Segundo ele, o Incra tem conhecimento de que a lavra inclui a área do assentamento e “procurou detalhes” para negar a autorização. “Para mim, é querendo pedir outra coisa; mas a empresa é séria, temos programa de compliance, não entramos nisso aí”, continuou, sem explicar a que se refere a insinuação.
O empresário também defende que, sem calcário, a área do assentamento é improdutiva e que a instalação da mineradora poderia levar desenvolvimento a Padre Bernardo.
“Vamos gerar 140 empregos; contratar membros das famílias dos assentados, que inclusive nos procuraram; levar o Senai (Serviço Nacional de Aprendizagem Industrial) e o Sesi (Serviço Social da Indústria) lá para fazer cursos de mineração. O benefício vai ser enorme”, sustenta.
Incra
Para justificar o porquê de não conceder a autorização, o Incra aponta cinco motivos: inconsistência quanto à especificação da área pretendida; ausência de autorização para pesquisa no assentamento; falta de consulta da Secretaria de Meio Ambiente ao Incra para emitir licença; inexistência de avaliação e indicação de medidas para garantia da segurança e bem-estar da população assentada; e omissão na contrapartida aos moradores da área.
“O Incra entende que ainda não foram atendidas de forma clara as condições necessárias para que a autarquia possa expedir autorização para exploração de lavra no assentamento, especialmente no que concerne aos possíveis impactos da atividade sobre a população assentada, e as garantias relativas à sua segurança, além da necessária precaução e proteção do erário e dos direitos dos assentados relativos à justa indenização e/ou compensação decorrente da utilização da área pertencente ao assentamento e por eventuais transtornos causados.”
Quanto à demarcação da área, a empresa destacam que, no requerimento inicial, a mineradora pediu autorização apenas para explorar um lote do assentamento.
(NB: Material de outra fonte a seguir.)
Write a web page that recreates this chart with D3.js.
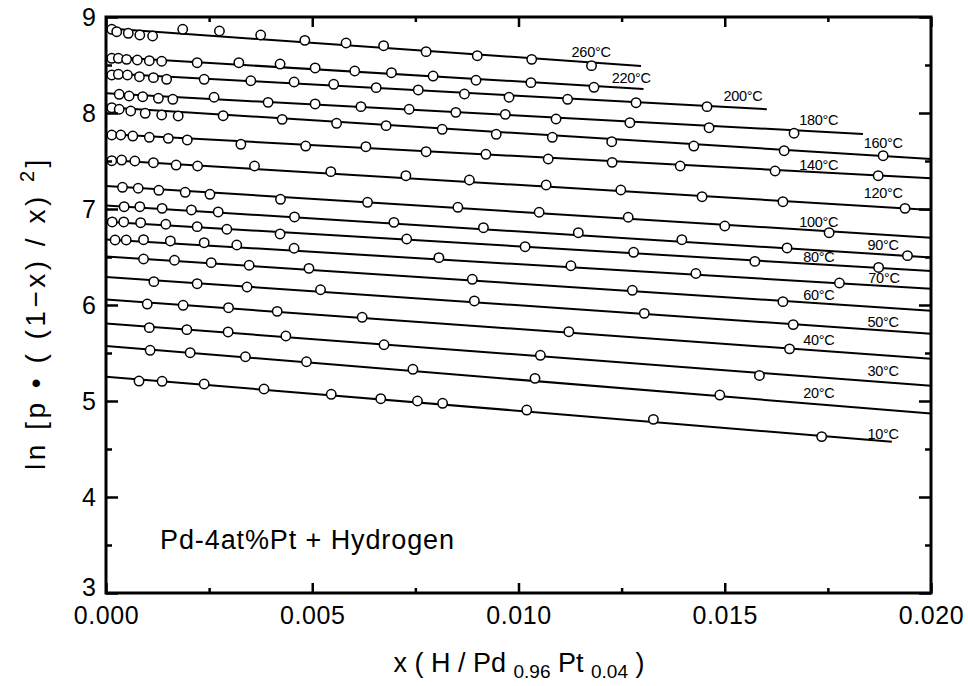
<!DOCTYPE html>
<html>
<head>
<meta charset="utf-8">
<script src="https://cdn.jsdelivr.net/npm/d3@7/dist/d3.min.js"></script>
<style>
  html, body { margin: 0; padding: 0; background: #fff; }
  svg { display: block; }
  text { font-family: "Liberation Sans", Arial, sans-serif; fill: #000; }
</style>
</head>
<body>
<svg id="chart" width="968" height="686"></svg>
<script>
// Temperatures (°C), top line to bottom line
const temps = [260, 220, 200, 180, 160, 140, 120, 100, 90, 80, 70, 60, 50, 40, 30, 20, 10];

// Measured points per isotherm: [x, ln(p·((1-x)/x)^2)]
const pts260 = [[0.00014,8.872],[0.00026,8.847],[0.00054,8.830],[0.00082,8.8125],[0.00113,8.802],[0.00186,8.872],[0.00275,8.854],[0.00375,8.8125],[0.00482,8.757],[0.00582,8.729],[0.00673,8.701],[0.00776,8.639],[0.00900,8.597],[0.01032,8.559],[0.01177,8.493]];
const pts220 = [[0.00014,8.570],[0.00030,8.570],[0.00050,8.559],[0.00076,8.552],[0.00105,8.545],[0.00135,8.539],[0.00221,8.524],[0.00322,8.524],[0.00422,8.510],[0.00507,8.469],[0.00603,8.4375],[0.00692,8.420],[0.00793,8.385],[0.00897,8.341],[0.01030,8.316],[0.01183,8.268]];
const pts200 = [[0.00014,8.396],[0.00030,8.403],[0.00052,8.396],[0.00081,8.378],[0.00115,8.368],[0.00147,8.351],[0.00238,8.351],[0.00351,8.336],[0.00456,8.323],[0.00552,8.299],[0.00655,8.264],[0.00757,8.240],[0.00869,8.198],[0.00977,8.164],[0.01119,8.143],[0.01285,8.107],[0.01457,8.066]];
const pts180 = [[0.00032,8.195],[0.00056,8.177],[0.00089,8.170],[0.00127,8.153],[0.00162,8.143],[0.00262,8.164],[0.00393,8.111],[0.00507,8.094],[0.00618,8.066],[0.00735,8.039],[0.00848,8.007],[0.00968,7.986],[0.01091,7.9375],[0.01270,7.899],[0.01462,7.847],[0.01668,7.789]];
const pts160 = [[0.00014,8.055],[0.00032,8.039],[0.00060,8.021],[0.00095,7.997],[0.00135,7.979],[0.00175,7.969],[0.00284,7.972],[0.00427,7.934],[0.00559,7.893],[0.00679,7.868],[0.00815,7.830],[0.00946,7.778],[0.01082,7.747],[0.01226,7.701],[0.01425,7.656],[0.01644,7.607],[0.01884,7.555]];
const pts140 = [[0.00014,7.771],[0.00036,7.771],[0.00065,7.760],[0.00105,7.747],[0.00151,7.736],[0.00197,7.719],[0.00327,7.674],[0.00484,7.656],[0.00630,7.649],[0.00776,7.597],[0.00921,7.570],[0.01072,7.521],[0.01227,7.486],[0.01392,7.448],[0.01622,7.396],[0.01872,7.347]];
const pts120 = [[0.00014,7.503],[0.00038,7.510],[0.00070,7.500],[0.00115,7.482],[0.00170,7.458],[0.00222,7.448],[0.00360,7.448],[0.00545,7.389],[0.00727,7.347],[0.00881,7.302],[0.01067,7.250],[0.01248,7.198],[0.01445,7.128],[0.01641,7.076],[0.01937,7.007]];
const pts100 = [[0.00040,7.226],[0.00078,7.216],[0.00128,7.195],[0.00192,7.174],[0.00252,7.153],[0.00423,7.101],[0.00634,7.070],[0.00853,7.018],[0.01050,6.966],[0.01266,6.914],[0.01500,6.823],[0.01753,6.753]];
const pts90 = [[0.00044,7.024],[0.00082,7.024],[0.00136,7.007],[0.00207,6.990],[0.00272,6.969],[0.00457,6.917],[0.00698,6.861],[0.00915,6.805],[0.01145,6.753],[0.01396,6.680],[0.01651,6.594],[0.01943,6.514]];
const pts80 = [[0.00015,6.865],[0.00043,6.865],[0.00084,6.857],[0.00145,6.841],[0.00221,6.816],[0.00293,6.789],[0.00422,6.740],[0.00729,6.6875],[0.01016,6.607],[0.01279,6.549],[0.01573,6.454],[0.01873,6.391]];
const pts70 = [[0.00022,6.677],[0.00049,6.677],[0.00091,6.680],[0.00156,6.667],[0.00238,6.649],[0.00317,6.625],[0.00456,6.591],[0.00807,6.493],[0.01127,6.409],[0.01430,6.328],[0.01778,6.229]];
const pts60 = [[0.00091,6.479],[0.00166,6.466],[0.00255,6.441],[0.00347,6.414],[0.00492,6.382],[0.00888,6.268],[0.01276,6.153],[0.01641,6.035]];
const pts50 = [[0.00116,6.243],[0.00221,6.222],[0.00342,6.1875],[0.00520,6.159],[0.00893,6.042],[0.01305,5.913],[0.01666,5.796]];
const pts40 = [[0.00100,6.010],[0.00187,5.997],[0.00297,5.972],[0.00415,5.934],[0.00621,5.872],[0.01122,5.722],[0.01657,5.543]];
const pts30 = [[0.00105,5.764],[0.00196,5.743],[0.00296,5.719],[0.00436,5.677],[0.00674,5.586],[0.01053,5.476],[0.01584,5.266]];
const pts20 = [[0.00107,5.528],[0.00204,5.503],[0.00338,5.461],[0.00486,5.409],[0.00744,5.330],[0.01040,5.236],[0.01488,5.062]];
const pts10 = [[0.00080,5.208],[0.00136,5.205],[0.00238,5.177],[0.00383,5.125],[0.00546,5.070],[0.00666,5.024],[0.00755,5.000],[0.00816,4.976],[0.01020,4.906],[0.01327,4.809],[0.01735,4.629]];

const points = [pts260, pts220, pts200, pts180, pts160, pts140, pts120, pts100, pts90, pts80, pts70, pts60, pts50, pts40, pts30, pts20, pts10];

// Fitted straight lines: [x start, y start, x end, y end]
const fits = [
  [0, 8.882, 0.01297, 8.490],
  [0, 8.586, 0.01303, 8.250],
  [0, 8.414, 0.01602, 8.039],
  [0, 8.205, 0.01835, 7.781],
  [0, 8.059, 0.02000, 7.521],
  [0, 7.781, 0.02000, 7.320],
  [0, 7.510, 0.02000, 6.990],
  [0, 7.240, 0.02000, 6.701],
  [0, 7.036, 0.02000, 6.496],
  [0, 6.868, 0.02000, 6.354],
  [0, 6.682, 0.02000, 6.169],
  [0, 6.505, 0.02000, 5.941],
  [0, 6.292, 0.02000, 5.701],
  [0, 6.057, 0.02000, 5.441],
  [0, 5.807, 0.02000, 5.159],
  [0, 5.573, 0.02000, 4.870],
  [0, 5.253, 0.01905, 4.576]
];

// Where each temperature label sits (data coordinates of its centre)
const labelAt = [
  [0.01176, 8.635], [0.01273, 8.365], [0.01544, 8.177], [0.01728, 7.927],
  [0.01884, 7.6875], [0.01728, 7.458], [0.01884, 7.167], [0.01728, 6.865],
  [0.01884, 6.625], [0.01728, 6.500], [0.01886, 6.281], [0.01728, 6.104],
  [0.01884, 5.823], [0.01728, 5.635], [0.01884, 5.3125], [0.01728, 5.083],
  [0.01884, 4.656]
];

const xTicks = [0.000, 0.005, 0.010, 0.015, 0.020];
const xMinor = [0.0025, 0.0075, 0.0125, 0.0175];
const yTicks = [3, 4, 5, 6, 7, 8, 9];
const yMinor = [3.5, 4.5, 5.5, 6.5, 7.5, 8.5];

const svg = d3.select("#chart");
const L = 106, R = 931, T = 17, B = 593;

const x = d3.scaleLinear().domain([0, 0.02]).range([L, R]);
const y = d3.scaleLinear().domain([3, 9]).range([B, T]);

// Plot contents, clipped to the frame
svg.append("defs").append("clipPath").attr("id", "plotclip")
  .append("rect").attr("x", L).attr("y", T).attr("width", R - L).attr("height", B - T);

const plot = svg.append("g").attr("clip-path", "url(#plotclip)");

plot.selectAll("line.fit").data(fits).join("line")
  .attr("class", "fit")
  .attr("x1", d => x(d[0])).attr("y1", d => y(d[1]))
  .attr("x2", d => x(d[2])).attr("y2", d => y(d[3]))
  .attr("stroke", "#000").attr("stroke-width", 2);

points.forEach(series => {
  plot.append("g").selectAll("circle").data(series).join("circle")
    .attr("cx", d => x(d[0])).attr("cy", d => y(d[1]))
    .attr("r", 4.7)
    .attr("fill", "#fff").attr("stroke", "#000").attr("stroke-width", 1.5);
});

// Temperature labels
svg.append("g").selectAll("text").data(temps).join("text")
  .attr("x", (d, i) => x(labelAt[i][0]))
  .attr("y", (d, i) => y(labelAt[i][1]))
  .attr("text-anchor", "middle")
  .attr("dominant-baseline", "central")
  .style("font-size", "14.5px")
  .style("letter-spacing", "-0.3px")
  .text(d => d + "°C");

// Axes with inward ticks on all four sides
function styleAxis(g) {
  g.select(".domain").remove();
  g.selectAll(".tick line").attr("stroke", "#000").attr("stroke-width", 2.5);
}

svg.append("g").attr("transform", `translate(0,${B})`)
  .call(d3.axisBottom(x).tickValues(xTicks).tickSize(-10).tickPadding(13).tickFormat(d3.format(".3f")))
  .call(styleAxis)
  .call(g => g.selectAll("text").style("font-size", "25px").style("letter-spacing", "0.6px").attr("font-family", null));

svg.append("g").attr("transform", `translate(0,${B})`)
  .call(d3.axisBottom(x).tickValues(xMinor).tickSize(-5).tickFormat(""))
  .call(styleAxis);

svg.append("g").attr("transform", `translate(0,${T})`)
  .call(d3.axisTop(x).tickValues(xTicks).tickSize(-10).tickFormat(""))
  .call(styleAxis);
svg.append("g").attr("transform", `translate(0,${T})`)
  .call(d3.axisTop(x).tickValues(xMinor).tickSize(-5).tickFormat(""))
  .call(styleAxis);

svg.append("g").attr("transform", `translate(${L},0)`)
  .call(d3.axisLeft(y).tickValues(yTicks).tickSize(-12).tickPadding(10).tickFormat(d3.format("d")))
  .call(styleAxis)
  .call(g => g.selectAll("text").style("font-size", "25px").attr("font-family", null))
  .call(g => g.selectAll(".tick").filter(d => d === 3).select("text").attr("dy", "0.08em"));
svg.append("g").attr("transform", `translate(${L},0)`)
  .call(d3.axisLeft(y).tickValues(yMinor).tickSize(-6).tickFormat(""))
  .call(styleAxis);

svg.append("g").attr("transform", `translate(${R},0)`)
  .call(d3.axisRight(y).tickValues(yTicks).tickSize(-12).tickFormat(""))
  .call(styleAxis);
svg.append("g").attr("transform", `translate(${R},0)`)
  .call(d3.axisRight(y).tickValues(yMinor).tickSize(-6).tickFormat(""))
  .call(styleAxis);

// Frame
svg.append("rect")
  .attr("x", L).attr("y", T).attr("width", R - L).attr("height", B - T)
  .attr("fill", "none").attr("stroke", "#000").attr("stroke-width", 3);

// Alloy / gas annotation
svg.append("text")
  .attr("x", 160).attr("y", y(3.55))
  .attr("dominant-baseline", "central")
  .style("font-size", "27px")
  .style("letter-spacing", "0.9px")
  .text("Pd-4at%Pt + Hydrogen");

// X-axis title with subscripts
const xt = svg.append("text")
  .attr("x", 519).attr("y", 672)
  .attr("text-anchor", "middle")
  .style("font-size", "27px");
xt.append("tspan").text("x  ( H / Pd ");
xt.append("tspan").attr("dy", 6).style("font-size", "19px").text("0.96");
xt.append("tspan").attr("dy", -6).text(" Pt ");
xt.append("tspan").attr("dy", 6).style("font-size", "19px").text("0.04");
xt.append("tspan").attr("dy", -6).text(" )");

// Y-axis title with superscript
const yt = svg.append("text")
  .attr("transform", `translate(45,313) rotate(-90)`)
  .attr("text-anchor", "middle")
  .style("font-size", "28px")
  .style("letter-spacing", "3.5px");
yt.append("tspan").text("ln  [p  •  (  (1−x) / x) ");
yt.append("tspan").attr("dy", -11).style("font-size", "20px").text("2");
yt.append("tspan").attr("dy", 11).text("]");
</script>
</body>
</html>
O Incra solicitou uma análise da área cartográfica e constatou, entretanto, que ela abrangia parte de outro lote e da Reserva Legal do assentamento.
O órgão também diz não ter autorizado “qualquer pesquisa minerária relativa à existência de calcário e sua viabilidade econômica na área de sua propriedade” e alega não ter sido consultado, ainda que fosse dono do terreno, quando a antiga Secretaria de Meio Ambiente, Recursos Hídricos, Infraestrutura e Assuntos Metropolitanos de Goiás (Secima), hoje Secretaria de Meio Ambiente e Desenvolvimento Sustentável (Semad), concedeu licença ambiental.
Tampouco haveria, no processo, avaliação de riscos e detalhamento de medidas para “garantia da segurança e bem-estar da população assentada e circunvizinha”.
“Sabe-se que a atividade pretendida é causadora de impactos capazes de afetar significadamente a população próxima ao local (….) Existe, por exemplo, o risco de danos à saúde, provocados principalmente pela poeira oriunda da moagem das rochas, e o risco de danos físicos decorrentes do arremesso de fragmentos de rocha provocados pelas explosões”, contesta.
Licença vencida
Há, contudo, mais um complicador no processo: ao Metrópoles, a Secretaria de Meio Ambiente e Desenvolvimento Sustentável (Semad) informou que a licença ambiental da empresa venceu em junho do ano passado – segundo a pasta, ainda não consta nenhuma iniciativa de renovação e já estão em andamento os procedimentos de embargo das atividades da mineradora.
Eles também informam que já multaram a empresa, em novembro de 2019, em R$ 25 mil, porque, na vistoria pós-licença, identificaram o “descumprimento de condicionantes estabelecidas previamente”. “Com a licença vencida, a empresa não poderia continuar com suas atividades, que inclusive já foram alvo de denúncias junto à Semad”, destaca a nota.
A pasta não detalhou a denúncia, mas, no Ministério Público do Estado de Goiás (MPGO), consta uma que mostra o maquinário da mineradora já instalado no local. O documento ainda deve ser encaminhado à comarca de Cocalzinho para que o promotor avalie se dará ou não prosseguimento. Até o fechamento desta matéria, o processo ainda não havia sido movimentado.